In an interview with this news organ, Duffy was asked about his beef with the Traffic Committee.


“It’s not a beef at all,” he said. “When you’ve got the other major centres such as Tamworth, they have taxi co-ops on the committee, RFS, SES, bus companies, all these other people.




“This one here in Orange-Cabonne has always been stuck with the same four - police, RMS [Roads and Maritime Services], council representative and a public representative.”


Duffy, who said he planned to take the issue to the state government, said cabbies “drive all around town, they see the issues when it comes to parking and when traffic gets jammed”.


“I’m trying to change it,” he said. “It’s just stupidity, we’re all in the same boat. We all want safety for everyone and commonsense decisions.

Councillor Kevin Duffy.

Mileto and Whitton told The Orange News Examiner that the Traffic Committee was different to others in Orange in that it was a “statutory committee” and that it wasn’t appropriate to have private business sitting on it.


Mileto said bus, trucking and taxi companies - and individuals with relevant experience - were welcome to address the Traffic Committee.



“That does occur. But they have no power with voting,” he said.
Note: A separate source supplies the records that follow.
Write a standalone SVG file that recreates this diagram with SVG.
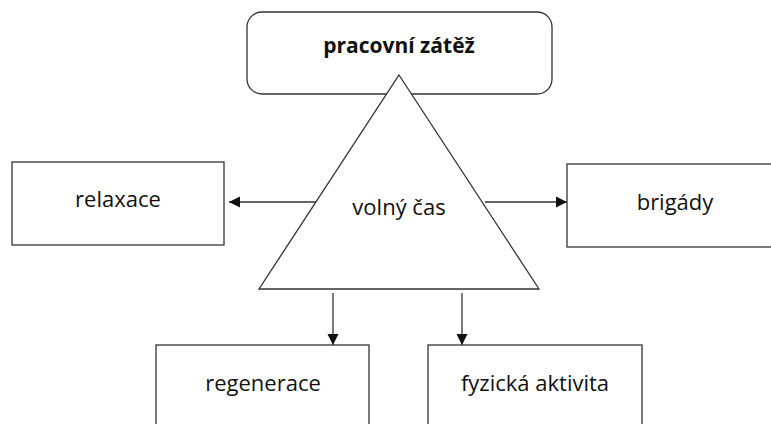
<svg xmlns="http://www.w3.org/2000/svg" width="771" height="424" viewBox="0 0 771 424">
<style>
.box{fill:#fff;stroke:#333;stroke-width:1.3}
.t{font-family:"Open Sans","Liberation Sans",sans-serif;font-size:22px;fill:#111;text-anchor:middle}
.b{font-weight:bold;font-size:21px}
.c{stroke:#333;stroke-width:1.3;fill:none;marker-end:url(#ah)}
</style>
<defs>
<marker id="ah" markerWidth="12" markerHeight="12" refX="11" refY="6" orient="auto" markerUnits="userSpaceOnUse">
<path d="M0,0.5 L11,6 L0,11.5 Z" fill="#111"/>
</marker>
</defs>
<g id="pracovni">
<rect class="box" x="247" y="12" width="305" height="82" rx="15"/>
<text class="t b" x="399" y="53">pracovní zátěž</text>
</g>
<g id="volny">
<polygon class="box" points="399,75 539,289 259,289"/>
<text class="t" x="399" y="215">volný čas</text>
</g>
<g id="relaxace">
<rect class="box" x="12" y="162" width="212" height="83"/>
<text class="t" x="118" y="207">relaxace</text>
</g>
<g id="brigady">
<rect class="box" x="567" y="164" width="220" height="83"/>
<text class="t" x="675" y="210">brigády</text>
</g>
<g id="regenerace">
<rect class="box" x="156" y="345" width="213" height="100"/>
<text class="t" x="263" y="391">regenerace</text>
</g>
<g id="fyzicka">
<rect class="box" x="428" y="345" width="214" height="100"/>
<text class="t" x="535" y="391">fyzická aktivita</text>
</g>
<g id="connectors">
<line class="c" x1="316" y1="202" x2="229" y2="202"/>
<line class="c" x1="485" y1="202" x2="567" y2="202"/>
<line class="c" x1="333" y1="293" x2="333" y2="345"/>
<line class="c" x1="462" y1="293" x2="462" y2="345"/>
</g>
</svg>
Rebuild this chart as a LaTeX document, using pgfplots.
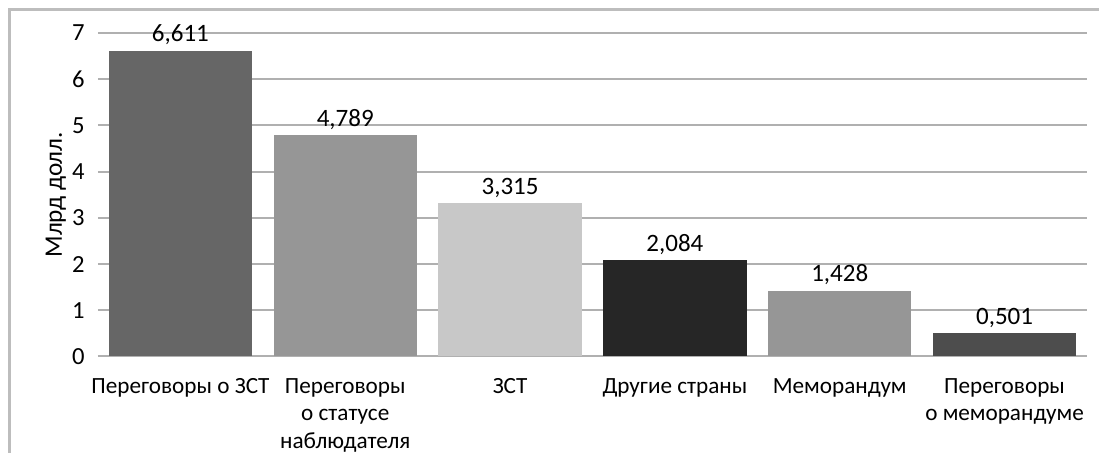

Duffy said this was not sufficient. “Sure they can say come along to a meeting, but hang on, if you’re not part of the meeting, you're not going to have any input into the meeting.”




Mileto said Duffy’s claim that only four people sat on the committee was incorrect: “It’s made up of more than four people. There’s a reason it’s more than four, because some of the issues we deal with are quite technical and different expertise is required.”

Councillor Tony Mileto.

“They’re councillor Duffy’s thoughts and opinions but they’re certainly not mine,” he added. “There has been no representation at this time from anybody about the possibility of expanding the committee.”



Regarding Hamer Street and the comments before council of resident Richard Thomas, he said: “We believed the issues were addressed at the Traffic Committee.”

Mileto said that students had the right to drive to school, and that it was a period in a young person’s life where they could enjoy some freedom.



“For students in year 11 and 12 who have got their Ps, it’s an exciting time to be able to drive to school and show some form of independence amongst their peers. If they are complying with regulations we shouldn't be denying them that opportunity.”


He said that the suggestion that Orange High School provide parking for students on site was not possible due to land contraints, and that directing students to park on Coronation Drive was “just shifting the problem from one area to another”.

And he questioned whether it was fair for the people who had signed the petition to choose to live near a high school and then complain about parking.



"I’m not sure how long they’ve owned these residences, but when you buy you do your due diligence with regards to potential issues.


Councillor Jeff Whitton.
“Students have been parking legally around there as long as the high school’s been operating. And it’s human nature that people will park as close as possible to the premises they are visiting, whether it’s a school or a business.”

He said a request by Thomas and the signatories to the petition to make Hamer Street one way was considered by the Traffic Committee and “the expertise that was provided didn’t think it appropriate”.



Councillors will seek more information. Whitton said that as a “professional courtesy” the matter would then be referred back to the Traffic Committee.